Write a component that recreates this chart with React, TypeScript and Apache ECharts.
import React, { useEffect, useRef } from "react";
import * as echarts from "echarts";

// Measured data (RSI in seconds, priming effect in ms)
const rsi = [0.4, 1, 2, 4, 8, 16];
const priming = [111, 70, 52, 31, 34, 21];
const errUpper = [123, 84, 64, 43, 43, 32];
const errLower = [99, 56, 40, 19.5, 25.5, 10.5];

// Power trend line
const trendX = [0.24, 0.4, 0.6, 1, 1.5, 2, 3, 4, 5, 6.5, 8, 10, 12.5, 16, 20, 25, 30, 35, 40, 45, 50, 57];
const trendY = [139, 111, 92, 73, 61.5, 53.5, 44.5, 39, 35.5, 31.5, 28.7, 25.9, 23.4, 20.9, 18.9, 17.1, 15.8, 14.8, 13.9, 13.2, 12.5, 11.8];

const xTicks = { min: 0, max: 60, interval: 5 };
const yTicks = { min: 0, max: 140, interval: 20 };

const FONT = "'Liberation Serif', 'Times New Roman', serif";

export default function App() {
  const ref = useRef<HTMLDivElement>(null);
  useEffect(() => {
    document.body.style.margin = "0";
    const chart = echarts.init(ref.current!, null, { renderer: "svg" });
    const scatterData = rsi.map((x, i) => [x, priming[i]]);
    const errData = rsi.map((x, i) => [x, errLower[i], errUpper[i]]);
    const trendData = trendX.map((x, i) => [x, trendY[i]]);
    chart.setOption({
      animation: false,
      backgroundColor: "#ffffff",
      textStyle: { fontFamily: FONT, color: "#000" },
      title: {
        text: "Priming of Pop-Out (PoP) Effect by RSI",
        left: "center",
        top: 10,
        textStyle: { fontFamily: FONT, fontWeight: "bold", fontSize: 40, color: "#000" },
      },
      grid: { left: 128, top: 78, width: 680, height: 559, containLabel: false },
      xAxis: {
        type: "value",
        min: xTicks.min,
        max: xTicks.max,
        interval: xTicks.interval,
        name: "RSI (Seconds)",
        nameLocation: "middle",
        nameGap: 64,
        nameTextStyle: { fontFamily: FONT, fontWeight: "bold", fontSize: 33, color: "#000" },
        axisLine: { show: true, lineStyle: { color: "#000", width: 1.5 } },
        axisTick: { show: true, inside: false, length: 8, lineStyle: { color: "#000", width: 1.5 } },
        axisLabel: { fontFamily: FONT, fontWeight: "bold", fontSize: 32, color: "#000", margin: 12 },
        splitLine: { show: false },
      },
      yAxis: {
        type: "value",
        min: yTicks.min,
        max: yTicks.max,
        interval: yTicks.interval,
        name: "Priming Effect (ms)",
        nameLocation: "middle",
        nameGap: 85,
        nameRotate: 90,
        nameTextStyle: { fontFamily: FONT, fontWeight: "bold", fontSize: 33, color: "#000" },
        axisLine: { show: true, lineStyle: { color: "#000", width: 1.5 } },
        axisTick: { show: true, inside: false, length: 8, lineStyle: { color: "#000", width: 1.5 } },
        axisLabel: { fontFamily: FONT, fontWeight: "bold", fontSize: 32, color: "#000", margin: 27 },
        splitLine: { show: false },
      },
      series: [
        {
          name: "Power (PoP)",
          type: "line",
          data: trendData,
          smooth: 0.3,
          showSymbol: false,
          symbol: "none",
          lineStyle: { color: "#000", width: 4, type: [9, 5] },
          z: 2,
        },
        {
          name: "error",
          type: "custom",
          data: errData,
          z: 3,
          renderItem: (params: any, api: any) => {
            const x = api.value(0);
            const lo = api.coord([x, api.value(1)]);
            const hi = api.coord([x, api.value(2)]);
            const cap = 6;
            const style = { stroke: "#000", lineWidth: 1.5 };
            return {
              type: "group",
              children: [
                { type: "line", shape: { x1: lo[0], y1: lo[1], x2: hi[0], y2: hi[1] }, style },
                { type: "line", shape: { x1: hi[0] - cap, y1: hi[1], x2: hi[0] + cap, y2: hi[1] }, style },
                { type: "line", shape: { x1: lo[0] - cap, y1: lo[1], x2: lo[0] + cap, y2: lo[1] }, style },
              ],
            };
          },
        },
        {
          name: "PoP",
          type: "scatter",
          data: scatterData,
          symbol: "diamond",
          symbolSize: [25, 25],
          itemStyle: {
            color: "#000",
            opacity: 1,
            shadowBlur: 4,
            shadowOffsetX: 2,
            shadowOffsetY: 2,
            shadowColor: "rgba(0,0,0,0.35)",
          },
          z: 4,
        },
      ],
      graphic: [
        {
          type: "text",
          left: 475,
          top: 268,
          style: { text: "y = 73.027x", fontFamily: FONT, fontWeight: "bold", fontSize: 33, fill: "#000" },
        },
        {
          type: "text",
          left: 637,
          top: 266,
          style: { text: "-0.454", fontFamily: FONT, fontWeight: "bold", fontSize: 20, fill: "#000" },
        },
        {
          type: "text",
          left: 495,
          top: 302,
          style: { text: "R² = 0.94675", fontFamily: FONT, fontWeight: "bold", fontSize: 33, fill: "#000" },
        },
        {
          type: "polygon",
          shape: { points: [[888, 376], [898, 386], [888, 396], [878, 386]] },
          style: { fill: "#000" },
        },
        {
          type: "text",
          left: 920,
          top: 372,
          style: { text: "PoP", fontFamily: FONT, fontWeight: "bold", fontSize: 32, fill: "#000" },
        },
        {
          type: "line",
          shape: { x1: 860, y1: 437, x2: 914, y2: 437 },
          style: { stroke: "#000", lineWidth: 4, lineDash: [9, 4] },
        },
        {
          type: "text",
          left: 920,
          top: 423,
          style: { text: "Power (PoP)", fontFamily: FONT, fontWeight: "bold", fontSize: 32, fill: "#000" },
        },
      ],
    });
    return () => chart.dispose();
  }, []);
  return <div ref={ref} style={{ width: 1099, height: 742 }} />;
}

==

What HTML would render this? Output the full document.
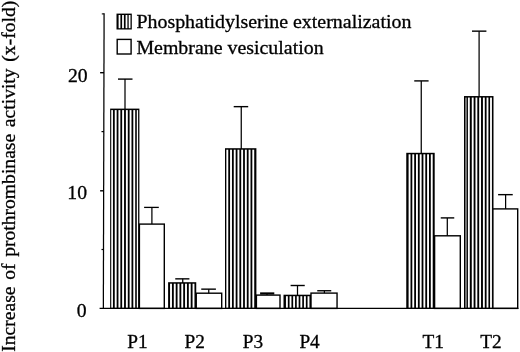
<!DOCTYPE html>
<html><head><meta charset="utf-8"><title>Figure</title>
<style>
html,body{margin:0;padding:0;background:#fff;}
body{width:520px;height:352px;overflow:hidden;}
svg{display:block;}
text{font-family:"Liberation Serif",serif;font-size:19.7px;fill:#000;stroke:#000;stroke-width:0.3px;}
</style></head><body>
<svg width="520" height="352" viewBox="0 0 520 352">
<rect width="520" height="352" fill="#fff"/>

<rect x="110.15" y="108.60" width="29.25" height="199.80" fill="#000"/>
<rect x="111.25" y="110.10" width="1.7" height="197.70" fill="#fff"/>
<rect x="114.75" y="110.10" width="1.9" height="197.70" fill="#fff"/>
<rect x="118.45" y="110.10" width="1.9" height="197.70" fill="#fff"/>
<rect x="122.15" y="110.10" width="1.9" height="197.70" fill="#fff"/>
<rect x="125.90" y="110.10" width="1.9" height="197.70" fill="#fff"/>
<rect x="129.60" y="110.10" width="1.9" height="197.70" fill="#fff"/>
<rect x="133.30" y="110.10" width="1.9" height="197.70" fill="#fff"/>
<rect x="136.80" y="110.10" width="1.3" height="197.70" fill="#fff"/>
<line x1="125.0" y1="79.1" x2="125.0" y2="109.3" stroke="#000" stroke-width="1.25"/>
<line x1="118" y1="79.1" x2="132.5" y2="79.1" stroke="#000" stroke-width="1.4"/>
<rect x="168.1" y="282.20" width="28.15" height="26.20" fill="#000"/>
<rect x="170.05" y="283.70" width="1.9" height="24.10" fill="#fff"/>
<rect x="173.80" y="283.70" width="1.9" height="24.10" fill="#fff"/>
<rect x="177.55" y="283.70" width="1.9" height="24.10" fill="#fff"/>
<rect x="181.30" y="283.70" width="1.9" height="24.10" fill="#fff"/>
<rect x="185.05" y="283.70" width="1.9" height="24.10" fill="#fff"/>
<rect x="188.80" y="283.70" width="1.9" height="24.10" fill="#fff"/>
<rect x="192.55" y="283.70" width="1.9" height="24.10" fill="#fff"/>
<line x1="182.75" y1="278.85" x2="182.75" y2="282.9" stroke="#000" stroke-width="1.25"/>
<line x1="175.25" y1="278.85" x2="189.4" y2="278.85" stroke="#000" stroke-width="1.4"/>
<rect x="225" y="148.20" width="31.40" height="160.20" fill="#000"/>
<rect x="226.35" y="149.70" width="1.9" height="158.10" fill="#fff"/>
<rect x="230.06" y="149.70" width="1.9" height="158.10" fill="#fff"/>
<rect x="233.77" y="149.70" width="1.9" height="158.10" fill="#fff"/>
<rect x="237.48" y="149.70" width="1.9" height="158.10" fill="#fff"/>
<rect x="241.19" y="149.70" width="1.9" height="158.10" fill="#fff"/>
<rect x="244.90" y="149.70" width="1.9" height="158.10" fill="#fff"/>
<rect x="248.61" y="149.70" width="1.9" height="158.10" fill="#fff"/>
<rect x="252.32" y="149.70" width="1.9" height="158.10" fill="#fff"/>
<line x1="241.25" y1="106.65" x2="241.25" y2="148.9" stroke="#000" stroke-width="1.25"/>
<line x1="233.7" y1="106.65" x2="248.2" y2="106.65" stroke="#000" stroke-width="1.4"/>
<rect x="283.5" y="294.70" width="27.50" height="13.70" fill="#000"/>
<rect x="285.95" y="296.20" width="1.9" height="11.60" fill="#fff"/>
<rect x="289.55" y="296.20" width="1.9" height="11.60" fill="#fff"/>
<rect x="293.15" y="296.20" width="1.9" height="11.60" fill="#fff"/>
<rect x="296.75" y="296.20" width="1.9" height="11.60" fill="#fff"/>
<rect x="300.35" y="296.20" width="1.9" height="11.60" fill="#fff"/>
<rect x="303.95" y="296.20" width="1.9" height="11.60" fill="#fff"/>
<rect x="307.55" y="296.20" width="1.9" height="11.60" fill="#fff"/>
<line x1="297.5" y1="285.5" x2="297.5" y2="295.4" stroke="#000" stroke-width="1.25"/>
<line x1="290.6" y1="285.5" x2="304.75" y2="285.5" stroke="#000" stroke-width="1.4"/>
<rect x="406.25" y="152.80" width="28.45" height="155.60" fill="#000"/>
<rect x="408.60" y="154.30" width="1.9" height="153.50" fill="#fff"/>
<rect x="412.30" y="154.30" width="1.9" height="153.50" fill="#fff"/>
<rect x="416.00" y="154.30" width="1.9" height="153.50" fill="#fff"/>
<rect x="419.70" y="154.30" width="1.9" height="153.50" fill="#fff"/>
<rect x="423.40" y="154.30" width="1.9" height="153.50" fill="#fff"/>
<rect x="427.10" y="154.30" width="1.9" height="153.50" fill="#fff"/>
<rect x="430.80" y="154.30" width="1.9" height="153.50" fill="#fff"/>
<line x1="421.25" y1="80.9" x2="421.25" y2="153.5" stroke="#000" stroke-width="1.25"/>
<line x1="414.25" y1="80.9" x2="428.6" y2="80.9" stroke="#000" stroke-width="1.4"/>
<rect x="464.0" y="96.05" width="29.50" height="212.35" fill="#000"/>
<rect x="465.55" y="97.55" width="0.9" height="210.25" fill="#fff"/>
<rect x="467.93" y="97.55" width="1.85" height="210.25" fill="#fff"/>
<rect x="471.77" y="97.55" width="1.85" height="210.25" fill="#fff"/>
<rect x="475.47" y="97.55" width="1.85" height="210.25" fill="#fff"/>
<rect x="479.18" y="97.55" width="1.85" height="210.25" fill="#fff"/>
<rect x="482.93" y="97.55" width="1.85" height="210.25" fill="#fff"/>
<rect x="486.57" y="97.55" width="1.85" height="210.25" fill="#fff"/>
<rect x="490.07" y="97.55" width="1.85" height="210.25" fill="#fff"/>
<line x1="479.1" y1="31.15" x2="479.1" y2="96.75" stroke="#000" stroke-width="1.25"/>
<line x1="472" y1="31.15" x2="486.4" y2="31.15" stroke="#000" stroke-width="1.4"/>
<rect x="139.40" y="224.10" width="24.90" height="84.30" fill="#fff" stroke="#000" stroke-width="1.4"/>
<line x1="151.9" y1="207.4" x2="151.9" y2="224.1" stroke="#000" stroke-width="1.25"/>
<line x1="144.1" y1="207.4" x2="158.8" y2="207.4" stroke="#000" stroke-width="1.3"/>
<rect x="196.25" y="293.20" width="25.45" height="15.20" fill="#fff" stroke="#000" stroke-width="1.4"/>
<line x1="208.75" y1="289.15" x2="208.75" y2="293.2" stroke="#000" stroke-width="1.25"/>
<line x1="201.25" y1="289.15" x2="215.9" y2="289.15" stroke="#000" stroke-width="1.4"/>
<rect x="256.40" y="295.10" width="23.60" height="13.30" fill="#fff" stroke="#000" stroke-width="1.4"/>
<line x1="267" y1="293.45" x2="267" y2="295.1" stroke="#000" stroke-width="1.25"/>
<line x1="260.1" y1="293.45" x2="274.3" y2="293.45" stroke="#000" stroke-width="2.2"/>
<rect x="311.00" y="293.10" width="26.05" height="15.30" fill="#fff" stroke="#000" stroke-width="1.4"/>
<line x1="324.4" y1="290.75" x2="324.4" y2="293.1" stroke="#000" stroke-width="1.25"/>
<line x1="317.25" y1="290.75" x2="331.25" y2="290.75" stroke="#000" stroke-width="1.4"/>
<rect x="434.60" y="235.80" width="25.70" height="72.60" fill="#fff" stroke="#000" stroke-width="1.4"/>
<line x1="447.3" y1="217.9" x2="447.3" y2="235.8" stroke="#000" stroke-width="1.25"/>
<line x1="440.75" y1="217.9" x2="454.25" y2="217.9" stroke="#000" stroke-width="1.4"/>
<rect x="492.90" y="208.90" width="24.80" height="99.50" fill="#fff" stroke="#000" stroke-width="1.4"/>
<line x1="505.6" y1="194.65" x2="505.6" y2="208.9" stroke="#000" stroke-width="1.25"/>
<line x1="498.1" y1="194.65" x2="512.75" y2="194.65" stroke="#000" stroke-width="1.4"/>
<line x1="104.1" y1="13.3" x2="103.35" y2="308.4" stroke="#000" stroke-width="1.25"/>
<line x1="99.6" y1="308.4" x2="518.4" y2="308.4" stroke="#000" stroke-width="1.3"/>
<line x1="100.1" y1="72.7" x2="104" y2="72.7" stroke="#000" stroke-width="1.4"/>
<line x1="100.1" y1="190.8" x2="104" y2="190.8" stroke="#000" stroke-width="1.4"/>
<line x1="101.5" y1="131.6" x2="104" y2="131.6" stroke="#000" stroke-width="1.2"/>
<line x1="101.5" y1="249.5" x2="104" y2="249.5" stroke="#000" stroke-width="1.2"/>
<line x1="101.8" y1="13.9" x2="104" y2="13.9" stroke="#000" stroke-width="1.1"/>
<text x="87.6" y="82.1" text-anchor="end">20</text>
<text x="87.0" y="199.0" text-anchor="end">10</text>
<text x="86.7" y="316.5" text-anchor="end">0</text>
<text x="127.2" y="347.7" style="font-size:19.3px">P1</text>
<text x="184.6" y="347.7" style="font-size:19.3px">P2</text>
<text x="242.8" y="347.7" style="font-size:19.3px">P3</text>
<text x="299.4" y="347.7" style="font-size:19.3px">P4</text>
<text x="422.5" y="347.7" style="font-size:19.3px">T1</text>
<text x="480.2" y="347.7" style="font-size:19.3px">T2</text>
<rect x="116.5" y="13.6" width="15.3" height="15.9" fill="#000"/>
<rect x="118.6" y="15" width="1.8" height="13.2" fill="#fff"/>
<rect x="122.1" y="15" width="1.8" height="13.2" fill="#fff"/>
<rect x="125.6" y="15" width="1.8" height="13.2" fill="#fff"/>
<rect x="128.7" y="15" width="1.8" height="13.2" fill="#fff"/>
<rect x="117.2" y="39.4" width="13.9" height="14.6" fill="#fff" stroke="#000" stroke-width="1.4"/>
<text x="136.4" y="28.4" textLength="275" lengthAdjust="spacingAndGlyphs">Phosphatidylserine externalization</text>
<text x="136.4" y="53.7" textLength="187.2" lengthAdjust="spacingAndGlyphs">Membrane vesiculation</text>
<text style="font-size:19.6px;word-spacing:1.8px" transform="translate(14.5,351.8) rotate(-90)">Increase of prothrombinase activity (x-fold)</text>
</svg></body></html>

# [TASK PROMPT]
In the entries above, count every line containing the word "React". Write only the total.

# [RESPONSE BELOW]
2